Unorganized, with no “public,” no “troops” behind them, the maskilim aimed at no less than a shift in sovereignty, confronting the rabbinical scholarly elite. No revolutionary new Jewish culture of the modern era would have been forthcoming, comments Professor Feiner, without these first efforts. The internal Jewish debate had taken its first steps out of the Torah classroom, synagogue, and community hall into new periodicals, literary clubs, private homes, and what was called throughout Europe, at that time, “the republic of letters.”
Individual Jewish scholars, often just students, like Isaac Wetzlar (1680–1750), were translating books on science and sometimes philosophy into Hebrew, occasionally Yiddish, and later German. Some remained in their own libraries to be published much later or discovered as still manuscripts decades hence.
Among individuals (few in total for a “movement”) of this period, Raphael Levi (1685–1779) typifies emerging attitudes. He is perhaps the first autonomous Jewish philosopher and man of science, born in Hanover, formally educated only in early yeshivah studies.
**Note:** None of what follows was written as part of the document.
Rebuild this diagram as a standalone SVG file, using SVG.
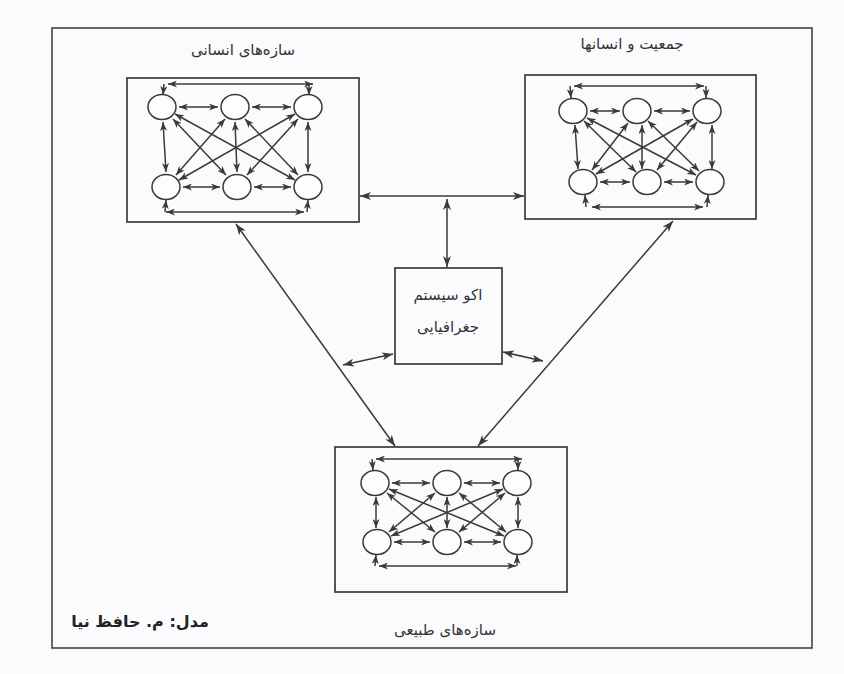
<svg xmlns="http://www.w3.org/2000/svg" width="844" height="674" viewBox="0 0 844 674">
  <style>
    .frame { fill: none; stroke: #444; stroke-width: 1.6; }
    .box { fill: none; stroke: #3a3a3a; stroke-width: 1.7; }
    .node { fill: #fdfdfe; stroke: #3a3a3a; stroke-width: 1.5; }
    .link { fill: none; stroke: #3a3a3a; stroke-width: 1.5; marker-start: url(#ah); marker-end: url(#ah); }
    .stub { fill: none; stroke: #3a3a3a; stroke-width: 1.5; marker-end: url(#ah); }
    .main { fill: none; stroke: #3a3a3a; stroke-width: 1.5; marker-start: url(#ahL); marker-end: url(#ahL); }
    .lbl { font-family: "DejaVu Sans", "Noto Sans", sans-serif; font-size: 15px; fill: #333; text-anchor: middle; direction: rtl; }
    .credit { font-family: "DejaVu Sans", "Noto Sans", sans-serif; font-size: 16px; font-weight: bold; fill: #222; text-anchor: middle; direction: rtl; }
  </style>
  <defs>
    <marker id="ah" markerUnits="userSpaceOnUse" markerWidth="9" markerHeight="7" refX="9" refY="3.5" orient="auto-start-reverse">
      <path d="M0,0 L9,3.5 L0,7 L2.5,3.5 z" fill="#3a3a3a"/>
    </marker>
    <marker id="ahL" markerUnits="userSpaceOnUse" markerWidth="11" markerHeight="8" refX="11" refY="4" orient="auto-start-reverse">
      <path d="M0,0 L11,4 L0,8 L3,4 z" fill="#3a3a3a"/>
    </marker>
  </defs>

  <rect width="844" height="674" fill="#fbfbfd"/>
  <rect id="frame" class="frame" x="52" y="28" width="760" height="620"/>

  <!-- Human structures -->
  <g id="human-structures">
    <rect class="box" x="127" y="78" width="232" height="144"/>
    <text class="lbl" x="243" y="55">سازه‌های انسانی</text>
    <g class="links">
      <line class="link" x1="179" y1="107" x2="218" y2="107"/>
      <line class="link" x1="252" y1="107" x2="291" y2="107"/>
      <line class="link" x1="183" y1="187" x2="220" y2="187"/>
      <line class="link" x1="254" y1="187" x2="291" y2="187"/>
      <line class="link" x1="163" y1="122" x2="166" y2="172"/>
      <line class="link" x1="235" y1="122" x2="237" y2="172"/>
      <line class="link" x1="308" y1="122" x2="308" y2="172"/>
      <line class="link" x1="173" y1="119" x2="226" y2="175"/>
      <line class="link" x1="175" y1="114" x2="295" y2="180"/>
      <line class="link" x1="225" y1="119" x2="176" y2="175"/>
      <line class="link" x1="245" y1="119" x2="298" y2="175"/>
      <line class="link" x1="295" y1="114" x2="179" y2="180"/>
      <line class="link" x1="298" y1="119" x2="247" y2="175"/>
      <line class="link" x1="168" y1="84" x2="313" y2="84"/>
      <line class="stub" x1="164" y1="84" x2="163" y2="95"/>
      <line class="stub" x1="309" y1="84" x2="309" y2="95"/>
      <line class="link" x1="166" y1="212" x2="304" y2="212"/>
      <line class="stub" x1="165" y1="212" x2="166" y2="200"/>
      <line class="stub" x1="307" y1="212" x2="308" y2="200"/>
    </g>
    <ellipse class="node" cx="162" cy="107" rx="14" ry="12.5"/>
    <ellipse class="node" cx="235" cy="107" rx="14" ry="12.5"/>
    <ellipse class="node" cx="308" cy="107" rx="14" ry="12.5"/>
    <ellipse class="node" cx="166" cy="187" rx="14" ry="12.5"/>
    <ellipse class="node" cx="237" cy="187" rx="14" ry="12.5"/>
    <ellipse class="node" cx="308" cy="187" rx="14" ry="12.5"/>
  </g>

  <!-- Population and people -->
  <g id="population">
    <rect class="box" x="525" y="75" width="231" height="144"/>
    <text class="lbl" x="632" y="49">جمعیت و انسانها</text>
    <g class="links">
      <line class="link" x1="590" y1="111" x2="620" y2="111"/>
      <line class="link" x1="654" y1="111" x2="690" y2="111"/>
      <line class="link" x1="600" y1="182" x2="630" y2="182"/>
      <line class="link" x1="664" y1="182" x2="693" y2="182"/>
      <line class="link" x1="575" y1="125" x2="578" y2="169"/>
      <line class="link" x1="642" y1="125" x2="642" y2="169"/>
      <line class="link" x1="712" y1="125" x2="712" y2="169"/>
      <line class="link" x1="584" y1="121" x2="636" y2="172"/>
      <line class="link" x1="587" y1="118" x2="696" y2="175"/>
      <line class="link" x1="628" y1="123" x2="592" y2="170"/>
      <line class="link" x1="648" y1="121" x2="699" y2="171"/>
      <line class="link" x1="693" y1="119" x2="596" y2="174"/>
      <line class="link" x1="697" y1="122" x2="657" y2="170"/>
      <line class="link" x1="574" y1="86" x2="704" y2="86"/>
      <line class="stub" x1="570" y1="86" x2="571" y2="98"/>
      <line class="stub" x1="706" y1="86" x2="706" y2="98"/>
      <line class="link" x1="592" y1="207" x2="703" y2="207"/>
      <line class="stub" x1="586" y1="207" x2="585" y2="195"/>
      <line class="stub" x1="707" y1="207" x2="708" y2="195"/>
    </g>
    <ellipse class="node" cx="573" cy="111" rx="14" ry="12.5"/>
    <ellipse class="node" cx="637" cy="111" rx="14" ry="12.5"/>
    <ellipse class="node" cx="707" cy="111" rx="14" ry="12.5"/>
    <ellipse class="node" cx="583" cy="182" rx="14" ry="12.5"/>
    <ellipse class="node" cx="647" cy="182" rx="14" ry="12.5"/>
    <ellipse class="node" cx="710" cy="182" rx="14" ry="12.5"/>
  </g>

  <!-- Geographic ecosystem -->
  <g id="ecosystem">
    <rect class="box" x="395" y="268" width="107" height="96"/>
    <text class="lbl" x="448" y="300">اکو سیستم</text>
    <text class="lbl" x="448" y="332">جغرافیایی</text>
  </g>

  <!-- Natural structures -->
  <g id="natural-structures">
    <rect class="box" x="335" y="447" width="232" height="145"/>
    <text class="lbl" x="445" y="635">سازه‌های طبیعی</text>
    <g class="links">
      <line class="link" x1="392" y1="483" x2="430" y2="483"/>
      <line class="link" x1="464" y1="483" x2="500" y2="483"/>
      <line class="link" x1="394" y1="542" x2="430" y2="542"/>
      <line class="link" x1="464" y1="542" x2="501" y2="542"/>
      <line class="link" x1="376" y1="497" x2="376" y2="528"/>
      <line class="link" x1="447" y1="497" x2="447" y2="528"/>
      <line class="link" x1="518" y1="497" x2="518" y2="528"/>
      <line class="link" x1="387" y1="493" x2="435" y2="532"/>
      <line class="link" x1="389" y1="489" x2="504" y2="536"/>
      <line class="link" x1="435" y1="493" x2="389" y2="532"/>
      <line class="link" x1="459" y1="493" x2="506" y2="532"/>
      <line class="link" x1="503" y1="489" x2="391" y2="536"/>
      <line class="link" x1="505" y1="493" x2="459" y2="532"/>
      <line class="link" x1="376" y1="459" x2="522" y2="459"/>
      <line class="stub" x1="372" y1="459" x2="373" y2="470"/>
      <line class="stub" x1="518" y1="459" x2="518" y2="470"/>
      <line class="link" x1="379" y1="566" x2="516" y2="566"/>
      <line class="stub" x1="375" y1="566" x2="376" y2="555"/>
      <line class="stub" x1="517" y1="566" x2="517" y2="555"/>
    </g>
    <ellipse class="node" cx="375" cy="483" rx="14" ry="12.5"/>
    <ellipse class="node" cx="447" cy="483" rx="14" ry="12.5"/>
    <ellipse class="node" cx="517" cy="483" rx="14" ry="12.5"/>
    <ellipse class="node" cx="377" cy="542" rx="14" ry="12.5"/>
    <ellipse class="node" cx="447" cy="542" rx="14" ry="12.5"/>
    <ellipse class="node" cx="518" cy="542" rx="14" ry="12.5"/>
  </g>

  <!-- Links between the subsystems -->
  <g id="connectors">
    <line class="main" x1="360" y1="196" x2="524" y2="196"/>
    <line class="main" x1="447" y1="199" x2="447" y2="267"/>
    <line class="main" x1="236" y1="224" x2="395" y2="446"/>
    <line class="main" x1="673" y1="221" x2="478" y2="446"/>
    <line class="main" x1="343" y1="365" x2="393" y2="354"/>
    <line class="main" x1="503" y1="352" x2="543" y2="361"/>
  </g>

  <text id="credit" class="credit" x="140" y="627">مدل: م. حافظ نیا</text>
</svg>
As a young man, he ended up living with and under the protection of the great Wilhelm Leibniz. Levi’s talent as a teacher of mathematics and astronomy (acquired entirely on his own) for families of wealthy Jewish merchants and non-Jewish intellectuals won him friends and admirers who made possible his financial independence.
During the 1750s and 1760s, he published books of astronomical calculations and many timetables and drawings. He introduced his work declaring that he sought to enable Jews “to understand the Creator and master of the heavens.” Elsewhere, he wrote that anyone who did not believe in the Messiah was a heretic. such a combination of the religious and the scientific was typical of the period. Levi was a man of the European Enlightenment, his world the new worlds of science and philosophy. His passion was knowledge and dedication to the sciences, which he declared to be sorely neglected by the Jewish community:
“We have,” he wrote, “almost entirely lost our ancient sagacity. . . . [N]o one is inclined to study and probe these profound matters. . . . Now, instead of being superior to all gentiles in our fame and glory we have become objects of shame, mocked by all the nations.”
He himself had grown, he wrote, “zealous, anxious to remove the taint of shame from our faces.” His books, he said, were “filled with all human wisdom,” science and philosophy as well as the divine, and “all based on rational proofs.”
The near obsession with the new learning, the lamentations at exclusion from it of Jews, and the assertion that reason guided his every step were repeated, with increasing vehemence, as the Haskalah matured. What is now called the “Haskalah” or the “late Haskalah” or even the “revolutionary Haskalah” dates from 1780 in Germany and, subsequently moving further east, lasted into the 1880s.
But historical accounts of the Haskalah revolved around the Berlin German-Jewish philosopher Moses Mendelssohn (1729–1786), who became known throughout Europe as the “Jewish Socrates.”